* _DIRECTION_
Check each line for the word "this" and report how many have it. Give nothing else.
=======
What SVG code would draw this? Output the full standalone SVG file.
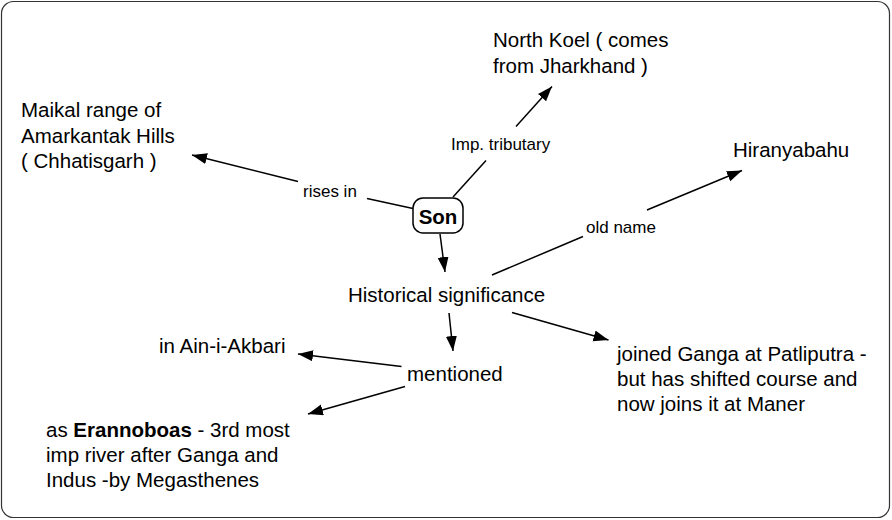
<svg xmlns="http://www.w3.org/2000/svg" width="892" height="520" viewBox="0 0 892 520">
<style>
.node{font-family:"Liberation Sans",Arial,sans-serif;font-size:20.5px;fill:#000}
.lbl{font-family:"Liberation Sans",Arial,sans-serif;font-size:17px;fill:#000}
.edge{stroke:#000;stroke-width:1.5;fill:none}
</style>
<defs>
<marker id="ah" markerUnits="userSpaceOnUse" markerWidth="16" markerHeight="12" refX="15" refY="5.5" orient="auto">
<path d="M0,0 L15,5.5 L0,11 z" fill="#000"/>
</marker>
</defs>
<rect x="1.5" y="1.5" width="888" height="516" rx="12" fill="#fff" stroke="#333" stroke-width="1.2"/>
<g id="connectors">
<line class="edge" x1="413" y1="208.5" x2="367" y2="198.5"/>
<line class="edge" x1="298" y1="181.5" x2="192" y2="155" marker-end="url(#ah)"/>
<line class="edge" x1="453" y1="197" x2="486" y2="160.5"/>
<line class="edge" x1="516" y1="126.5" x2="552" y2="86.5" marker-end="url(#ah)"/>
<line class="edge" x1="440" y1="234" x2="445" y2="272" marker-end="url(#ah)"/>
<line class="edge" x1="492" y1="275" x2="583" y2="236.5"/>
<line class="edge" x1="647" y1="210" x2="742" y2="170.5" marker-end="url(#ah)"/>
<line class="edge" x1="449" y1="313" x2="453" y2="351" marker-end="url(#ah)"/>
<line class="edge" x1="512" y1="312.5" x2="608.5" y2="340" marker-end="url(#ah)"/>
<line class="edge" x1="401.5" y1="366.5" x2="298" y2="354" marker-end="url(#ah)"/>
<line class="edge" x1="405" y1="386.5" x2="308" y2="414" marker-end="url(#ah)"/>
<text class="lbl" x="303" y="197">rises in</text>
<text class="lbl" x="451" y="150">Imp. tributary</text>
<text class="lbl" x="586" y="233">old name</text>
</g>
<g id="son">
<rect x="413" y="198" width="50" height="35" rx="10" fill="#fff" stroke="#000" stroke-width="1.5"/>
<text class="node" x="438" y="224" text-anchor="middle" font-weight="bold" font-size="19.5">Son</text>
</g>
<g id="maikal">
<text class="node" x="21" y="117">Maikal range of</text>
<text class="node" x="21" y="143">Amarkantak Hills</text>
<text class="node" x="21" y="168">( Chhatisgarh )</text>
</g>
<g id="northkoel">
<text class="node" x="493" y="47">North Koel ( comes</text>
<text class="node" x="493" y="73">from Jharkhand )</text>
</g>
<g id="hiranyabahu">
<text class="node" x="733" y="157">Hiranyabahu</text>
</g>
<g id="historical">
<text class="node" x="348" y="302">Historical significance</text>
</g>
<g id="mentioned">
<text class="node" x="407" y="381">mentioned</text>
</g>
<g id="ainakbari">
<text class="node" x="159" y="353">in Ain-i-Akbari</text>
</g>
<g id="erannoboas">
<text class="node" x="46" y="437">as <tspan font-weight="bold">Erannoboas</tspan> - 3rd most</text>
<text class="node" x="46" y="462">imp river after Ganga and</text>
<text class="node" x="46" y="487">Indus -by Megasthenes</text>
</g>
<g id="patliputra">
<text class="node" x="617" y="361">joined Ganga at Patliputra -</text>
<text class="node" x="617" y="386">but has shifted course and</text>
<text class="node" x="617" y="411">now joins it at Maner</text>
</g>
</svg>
=======
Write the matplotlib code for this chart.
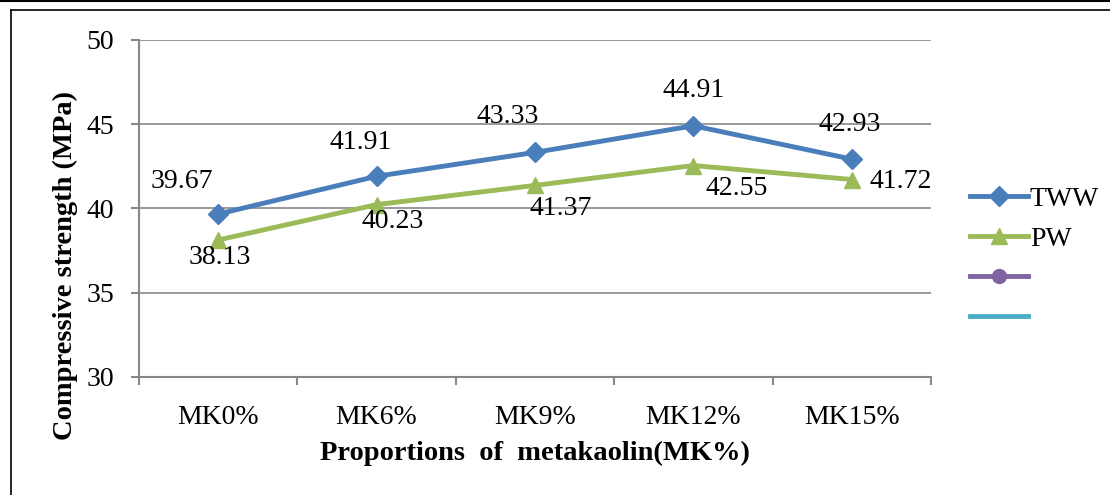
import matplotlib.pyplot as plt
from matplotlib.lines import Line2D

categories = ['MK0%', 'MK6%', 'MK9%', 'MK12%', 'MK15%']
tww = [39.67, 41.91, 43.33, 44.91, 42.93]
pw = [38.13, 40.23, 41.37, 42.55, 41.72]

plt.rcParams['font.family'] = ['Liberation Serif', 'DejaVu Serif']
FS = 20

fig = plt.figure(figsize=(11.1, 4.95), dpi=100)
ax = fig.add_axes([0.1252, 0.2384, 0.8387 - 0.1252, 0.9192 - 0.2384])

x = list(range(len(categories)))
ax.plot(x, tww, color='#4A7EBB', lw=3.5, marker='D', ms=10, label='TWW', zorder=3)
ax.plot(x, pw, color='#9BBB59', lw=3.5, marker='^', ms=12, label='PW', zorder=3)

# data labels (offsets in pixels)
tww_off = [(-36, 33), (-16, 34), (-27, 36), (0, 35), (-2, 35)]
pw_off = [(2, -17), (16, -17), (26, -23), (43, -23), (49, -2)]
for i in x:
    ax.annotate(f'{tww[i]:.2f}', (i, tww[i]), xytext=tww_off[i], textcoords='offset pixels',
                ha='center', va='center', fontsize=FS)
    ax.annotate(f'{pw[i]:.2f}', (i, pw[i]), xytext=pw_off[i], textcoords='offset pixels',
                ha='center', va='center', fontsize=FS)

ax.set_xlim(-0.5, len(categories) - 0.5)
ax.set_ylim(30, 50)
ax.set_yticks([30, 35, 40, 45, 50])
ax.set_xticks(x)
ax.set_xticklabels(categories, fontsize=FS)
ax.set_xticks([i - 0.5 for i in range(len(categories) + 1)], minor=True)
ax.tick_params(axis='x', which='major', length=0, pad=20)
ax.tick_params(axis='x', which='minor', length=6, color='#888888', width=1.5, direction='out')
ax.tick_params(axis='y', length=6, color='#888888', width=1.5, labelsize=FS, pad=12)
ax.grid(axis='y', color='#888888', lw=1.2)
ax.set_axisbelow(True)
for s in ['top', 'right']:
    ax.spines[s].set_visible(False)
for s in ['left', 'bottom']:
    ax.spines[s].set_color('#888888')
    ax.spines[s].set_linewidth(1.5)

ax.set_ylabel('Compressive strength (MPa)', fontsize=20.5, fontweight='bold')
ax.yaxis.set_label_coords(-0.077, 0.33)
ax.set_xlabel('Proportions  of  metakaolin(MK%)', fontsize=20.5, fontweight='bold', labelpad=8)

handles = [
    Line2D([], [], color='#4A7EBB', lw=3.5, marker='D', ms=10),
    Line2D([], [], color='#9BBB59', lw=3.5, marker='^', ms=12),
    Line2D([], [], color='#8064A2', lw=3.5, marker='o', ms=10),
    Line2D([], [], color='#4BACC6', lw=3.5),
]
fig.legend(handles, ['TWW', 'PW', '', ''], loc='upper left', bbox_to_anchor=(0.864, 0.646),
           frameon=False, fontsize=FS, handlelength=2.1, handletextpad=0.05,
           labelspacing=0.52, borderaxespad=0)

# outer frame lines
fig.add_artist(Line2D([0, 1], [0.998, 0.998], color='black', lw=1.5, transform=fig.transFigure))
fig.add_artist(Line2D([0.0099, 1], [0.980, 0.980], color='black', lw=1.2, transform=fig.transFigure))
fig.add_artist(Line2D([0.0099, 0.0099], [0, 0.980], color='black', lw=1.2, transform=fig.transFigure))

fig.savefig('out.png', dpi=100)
=======
* _TASK RESPONSE_
2